Nevertheless, the exit of the UK, an overall decline in the European economy and ensuing uncertainty around financial markets will lead to, if not a decrease, but at least  sustenance of low oil prices, max $57, in the next five years. In addition, a decrease in investment into oil production is to be expected, probably because investors are fleeing risky assets and prefer redirecting funds to other markets, for example gold. Finally, Brexit and turmoil in European economy as well as devaluation of the British pound will obviously increase the cost of drilling downtime and increasing the number of drilling rigs.



To sum up, during just a little bit more than one month since Brexit, the situation on the global financial market does not seem clear yet.  In the medium to long term, a durable cooperation of Azerbaijan with the EU will not suffer from considerable setbacks. However, now that the level of uncertainty is high enough, it obviously has unfavorable implications for Azerbaijan. Both sides, the EU and Azerbaijan alike try to sustain the bilateral partnership in order to avoid any unpredictable outcomes.

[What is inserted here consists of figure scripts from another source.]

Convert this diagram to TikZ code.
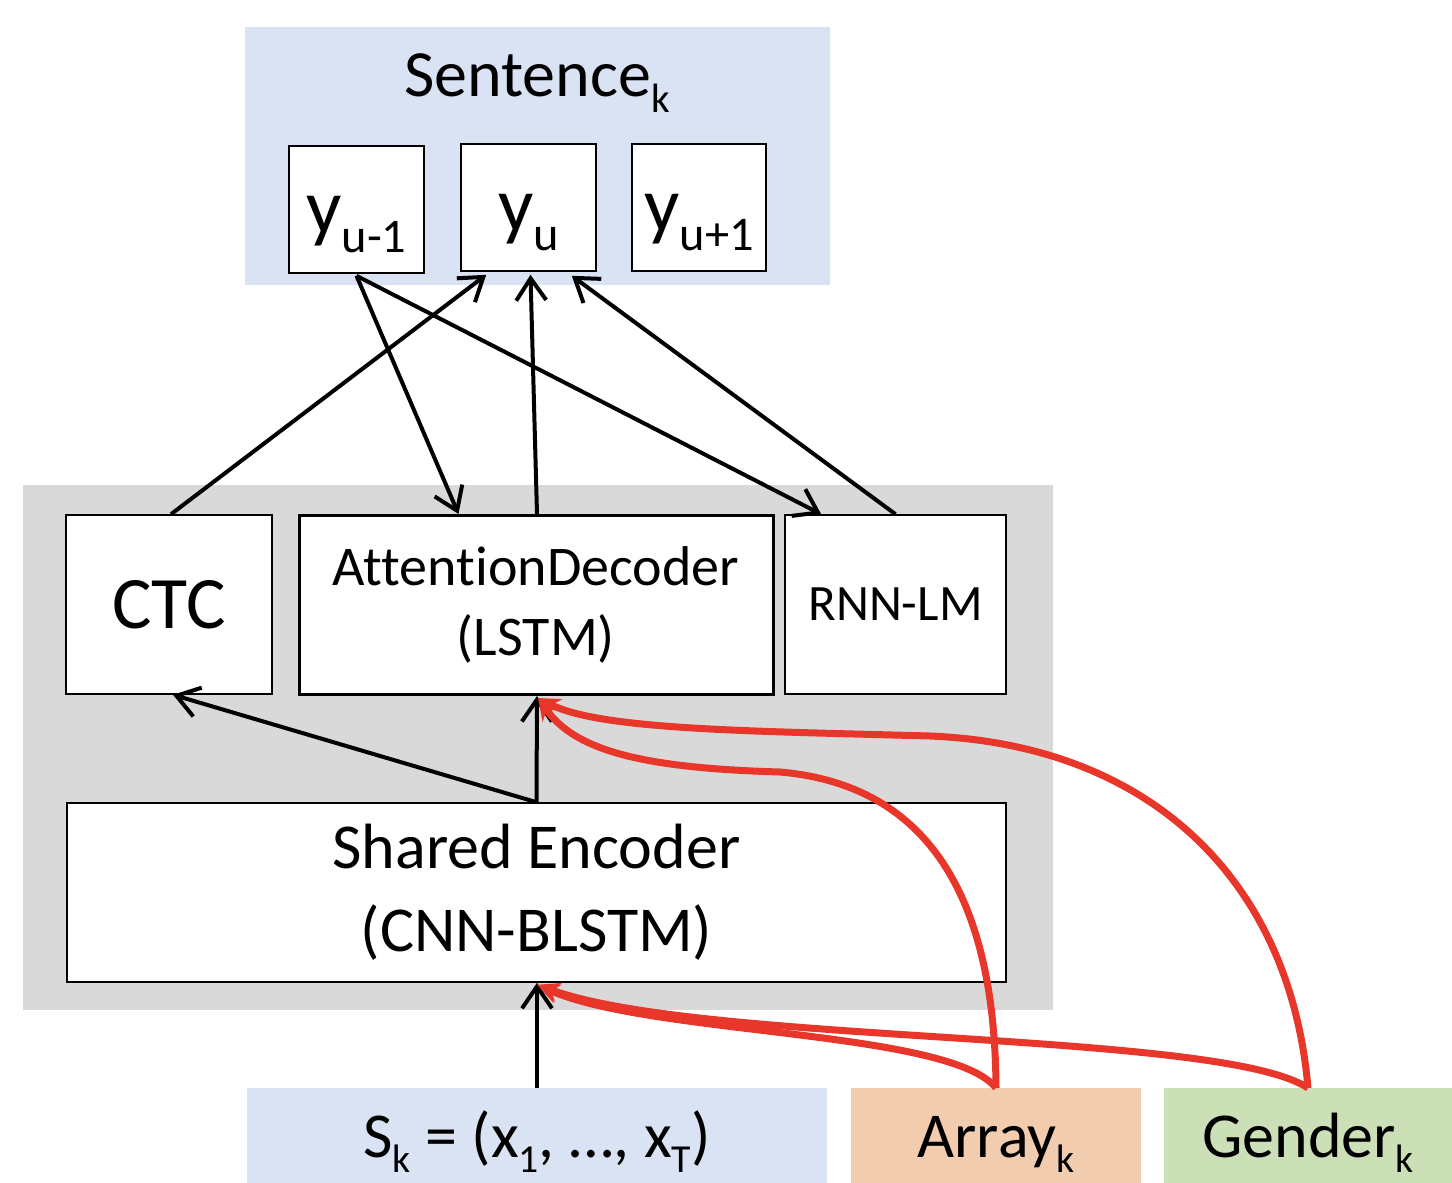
\documentclass[tikz,border=0pt]{standalone}
\usepackage{fontspec}
\setmainfont{Carlito}[Ligatures=CommonOff]
\usepackage{graphicx}
\usepackage{tikz}
\usetikzlibrary{arrows.meta,calc}

\definecolor{bandblue}{HTML}{DAE3F3}
\definecolor{bandgray}{HTML}{D9D9D9}
\definecolor{arrpeach}{HTML}{F2CCAF}
\definecolor{gengreen}{HTML}{CCE0B8}
\definecolor{condred}{HTML}{E8372A}

\newcommand\lowsub[1]{\raisebox{-0.24em}{\scalebox{0.62}{#1}}}
\newcommand\fs[1]{\fontsize{#1}{1.17\dimexpr#1pt\relax}\selectfont}

\begin{document}
\begin{tikzpicture}[x=0.5pt,y=-0.5pt,
	band/.style={inner sep=0pt, outer sep=0pt},
	box/.style={draw, fill=white, line width=0.8pt, inner sep=0pt, align=center},
	token/.style={box, minimum width=67.5pt, minimum height=63.5pt, font=\fs{39}, text height=24pt, text depth=0pt},
	input/.style={band, minimum height=47.5pt, font=\fs{32}, text height=22pt, text depth=0pt},
	flow/.style={line width=2pt, -{Straight Barb[length=11pt,width=15pt,line width=2pt]}},
	cond/.style={condred, line width=3.5pt, -{Stealth[length=11pt,width=10pt]}}]
	\useasboundingbox (0,0) rectangle (1452,1183);
	% backgrounds
	\node[band, fill=bandblue, minimum width=292.5pt, minimum height=129pt] (sentband) at (537.5,156) {};
	\node[band, fill=bandgray, minimum width=515pt, minimum height=262.5pt] (netband) at (538,747.5) {};
	\node[font=\fs{33}] (senttitle) at (537,83) {Sentence\lowsub{k}};
	% output tokens
	\node[token] (ym1) at (356.5,209.5) {y\lowsub{u-1}};
	\node[token] (yu) at (528.5,207.5) {y\lowsub{u}};
	\node[token, minimum width=67pt] (yp1) at (699,207.5) {y\lowsub{u+1}};
	% network
	\node[box, minimum width=103pt, minimum height=89.5pt, font=\fs{37}] (ctc) at (169,604.5) {CTC};
	\node[box, line width=1.5pt, minimum width=237pt, minimum height=89.5pt, font=\fs{28}] (att) at (536,605) {AttentionDecoder\\[2pt](LSTM)};
	\node[box, minimum width=110.5pt, minimum height=89.5pt, font=\fs{25.5}] (rnn) at (895.5,604.5) {RNN-LM};
	\node[box, minimum width=469.5pt, minimum height=89.5pt, font=\fs{32}] (enc) at (536.5,892.5) {Shared Encoder\\[4pt](CNN-BLSTM)};
	% inputs
	\node[input, fill=bandblue, minimum width=290pt] (sk) at (537,1135.5) {S\lowsub{k} = (x\lowsub{1}, …, x\lowsub{T})};
	\node[input, fill=arrpeach, minimum width=145pt] (arr) at (996,1135.5) {Array\lowsub{k}};
	\node[input, fill=gengreen, minimum width=144pt] (gen) at (1308,1135.5) {Gender\lowsub{k}};
	% connectors
	\draw[flow] ($(ctc.north)+(2,0)$) -- ($(yu.south west)+(26,3)$);
	\draw[flow] ($(ym1.south)+(0,2)$) -- ($(att.north west)+(161,0)$);
	\draw[flow] ($(ym1.south)+(0,2)$) -- ($(rnn.north west)+(37,0)$);
	\draw[flow] ($(att.north)+(1,0)$) -- ($(yu.south)+(2,3)$);
	\draw[flow] (rnn.north) -- ($(yu.south east)+(-25,4)$);
	\draw[flow] (enc.north) -- ($(ctc.south)+(4,0)$);
	\draw[flow] (enc.north) -- ($(att.south)+(1,0)$);
	\draw[flow] (sk.north) -- ($(enc.south)+(0.5,0)$);
	% conditioning
	\draw[cond] (arr.north) .. controls (995,900) and (930,785) .. (780,772)
		.. controls (640,768) and (575,750) .. ($(att.south)+(2,2)$);
	\draw[cond] (gen.north) .. controls (1290,880) and (1150,745) .. (930,736)
		.. controls (750,731) and (600,730) .. ($(att.south)+(2,2)$);
	\draw[cond] (arr.north) .. controls (950,1030) and (650,1035) .. ($(enc.south)+(1,2)$);
	\draw[cond] (gen.north) .. controls (1220,1030) and (700,1045) .. ($(enc.south)+(1,2)$);
\end{tikzpicture}
\end{document}
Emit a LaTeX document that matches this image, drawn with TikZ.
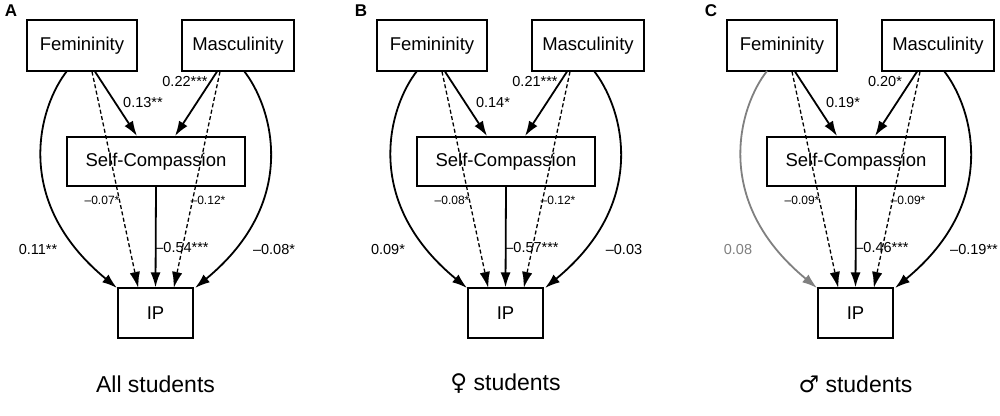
\documentclass[tikz,border=0pt]{standalone}
\usepackage{fontspec}
\setmainfont{Liberation Sans}
\newfontfamily\symf{DejaVu Sans}
\usetikzlibrary{arrows.meta}
\tikzset{
 box/.style={draw,line width=1.2pt,inner sep=0pt,font=\fontsize{18.5}{21}\selectfont},
 arr/.style={line width=1.8pt,-{Latex[length=15pt,width=10pt]}},
 darr/.style={line width=1.3pt,dashed,dash pattern=on 4pt off 2.5pt,-{Latex[length=15pt,width=10pt,line width=0.1pt]}},
 lab/.style={font=\fontsize{14.5}{16}\selectfont,inner sep=1pt},
 slab/.style={font=\fontsize{12}{14}\selectfont,inner sep=1pt},
}
\newcommand\mypanel[9]{%
\begin{scope}[xshift=#1]
 \node[font=\bfseries\fontsize{17}{19}\selectfont] (L#2) at (11,11) {#2};
 \node[box,minimum width=110pt,minimum height=51pt] (F#2) at (82,45.5) {Femininity};
 \node[box,minimum width=112pt,minimum height=51pt] (M#2) at (238,45.5) {Masculinity};
 \node[box,minimum width=178pt,minimum height=49pt] (S#2) at (156,161.5) {Self-Compassion};
 \node[box,minimum width=75pt,minimum height=50pt] (I#2) at (155.5,313) {IP};
 \draw[arr] (F#2.south)++(13,0) -- (137,136);
 \draw[arr] (M#2.south)++(-21,0) -- (175,136);
 \draw[darr] (F#2.south)++(10,0) -- (138,287);
 \draw[darr] (M#2.south)++(-18,0) -- (174,287);
 \draw[arr] (S#2.south) -- (I#2.north);
 \draw[arr,draw=\fcol] (67,71) .. controls (40,105) and (10,200) .. (117,288);
 \draw[arr] (244,71) .. controls (271,105) and (302,200) .. (195,288);
 \node[lab] (l1#2) at (143,103) {#3};
 \node[lab] (l2#2) at (185,82) {#4};
 \node[slab] (l3#2) at (102,200) {#5};
 \node[slab] (l4#2) at (208,200) {#6};
 \node[lab] (l5#2) at (182,248) {#7};
 \node[lab,text=\fcol] (l6#2) at (38,250) {#8};
 \node[lab] (l7#2) at (274,250) {#9};
 \node[font=\fontsize{23}{27}\selectfont] (T#2) at (155.5,384) {\ptitle};
\end{scope}}
\begin{document}
\begin{tikzpicture}[x=1pt,y=-1pt]
\useasboundingbox (0,0) rectangle (1000,415);
\def\fcol{black}\def\ptitle{All students}
\mypanel{0pt}{A}{0.13**}{0.22***}{--0.07*}{--0.12*}{--0.54***}{0.11**}{--0.08*}
\def\ptitle{{\symf ♀} students}
\mypanel{350pt}{B}{0.14*}{0.21***}{--0.08*}{--0.12*}{--0.57***}{0.09*}{--0.03}
\def\fcol{gray}\def\ptitle{{\symf ♂} students}
\mypanel{700pt}{C}{0.19*}{0.20*}{--0.09*}{--0.09*}{--0.46***}{0.08}{--0.19**}
\end{tikzpicture}
\end{document}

Nevertheless, when it comes to investment policies, both sides prefer to avoid risky decisions. After Brexit and immediate fall of the pound and euro, British companies operating in Azerbaijan have to review the terms and conditions of doing business abroad. In addition, entrepreneurs from Azerbaijan prefer to make safe banking and financial transactions in dollars instead of euros or pounds.

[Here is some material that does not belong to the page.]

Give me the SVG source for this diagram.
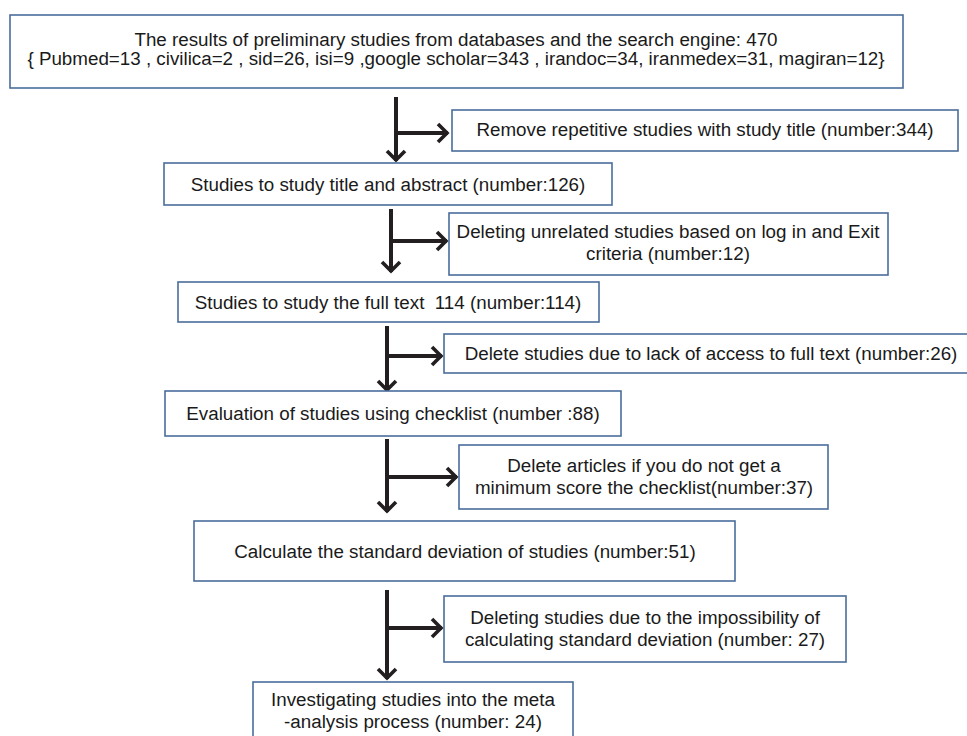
<svg xmlns="http://www.w3.org/2000/svg" width="967" height="736" viewBox="0 0 967 736">
<style>
.box{fill:#fff;stroke:#4A6D9C;stroke-width:1.6}
.t{font-family:"Liberation Sans",Arial,sans-serif;font-size:18.8px;fill:#1a1a1a;text-anchor:middle}
.c{fill:none;stroke:#231F20;stroke-width:4}
</style>
<defs>
<marker id="ah" viewBox="-12 -12 14 24" markerWidth="14" markerHeight="24" refX="0" refY="0" orient="auto" markerUnits="userSpaceOnUse">
<path d="M-10,-9 L-1,0 L-10,9" fill="none" stroke="#231F20" stroke-width="3.6"/>
</marker>
</defs>
<rect width="967" height="736" fill="#fff"/>
<g id="connectors">
<path class="c" d="M396,97 V161" marker-end="url(#ah)"/>
<path class="c" d="M396,133 H448" marker-end="url(#ah)"/>
<path class="c" d="M391,209 V272" marker-end="url(#ah)"/>
<path class="c" d="M391,241 H447" marker-end="url(#ah)"/>
<path class="c" d="M387,326 V391" marker-end="url(#ah)"/>
<path class="c" d="M387,356 H442" marker-end="url(#ah)"/>
<path class="c" d="M387,439 V512" marker-end="url(#ah)"/>
<path class="c" d="M387,477 H457" marker-end="url(#ah)"/>
<path class="c" d="M387,590 V679" marker-end="url(#ah)"/>
<path class="c" d="M387,628 H442" marker-end="url(#ah)"/>
</g>
<g id="n1"><rect class="box" x="10" y="15" width="893" height="73"/>
<text class="t" x="456" y="46">The results of preliminary studies from databases and the search engine: 470</text>
<text class="t" x="456" y="65">{ Pubmed=13 , civilica=2 , sid=26, isi=9 ,google scholar=343 , irandoc=34, iranmedex=31, magiran=12}</text></g>
<g id="n2"><rect class="box" x="452" y="110" width="506" height="41"/>
<text class="t" x="705" y="136">Remove repetitive studies with study title (number:344)</text></g>
<g id="n3"><rect class="box" x="164" y="163" width="448" height="42"/>
<text class="t" x="388" y="191">Studies to study title and abstract (number:126)</text></g>
<g id="n4"><rect class="box" x="449" y="213" width="439" height="62"/>
<text class="t" x="668" y="238">Deleting unrelated studies based on log in and Exit</text>
<text class="t" x="668" y="260">criteria (number:12)</text></g>
<g id="n5"><rect class="box" x="178" y="282" width="421" height="40"/>
<text class="t" x="388" y="309" style="white-space:pre" xml:space="preserve">Studies to study the full text  114 (number:114)</text></g>
<g id="n6"><rect class="box" x="444" y="334" width="530" height="39"/>
<text class="t" x="711" y="360">Delete studies due to lack of access to full text (number:26)</text></g>
<g id="n7"><rect class="box" x="165" y="391" width="456" height="45"/>
<text class="t" x="393" y="420">Evaluation of studies using checklist (number :88)</text></g>
<g id="n8"><rect class="box" x="459" y="445" width="369" height="64"/>
<text class="t" x="644" y="472">Delete articles if you do not get a</text>
<text class="t" x="644" y="494">minimum score the checklist(number:37)</text></g>
<g id="n9"><rect class="box" x="194" y="521" width="541" height="60"/>
<text class="t" x="465" y="558">Calculate the standard deviation of studies (number:51)</text></g>
<g id="n10"><rect class="box" x="444" y="596" width="402" height="66"/>
<text class="t" x="645" y="624">Deleting studies due to the impossibility of</text>
<text class="t" x="645" y="646">calculating standard deviation (number: 27)</text></g>
<g id="n11"><rect class="box" x="253" y="682" width="320" height="60"/>
<text class="t" x="413" y="706">Investigating studies into the meta</text>
<text class="t" x="413" y="728">-analysis process (number: 24)</text></g>
</svg>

Finally, currently, Brexit itself does not influence negatively on energy policy of Azerbaijan. U.K. is not among the major oil suppliers or consumers and therefore, it cannot affect world oil prices. However, in the long term, it may have several implications for stockholders and potential investors; due to the fact that British oil companies remain one of the major investors in various energy projects all around the world, including Azerbaijan.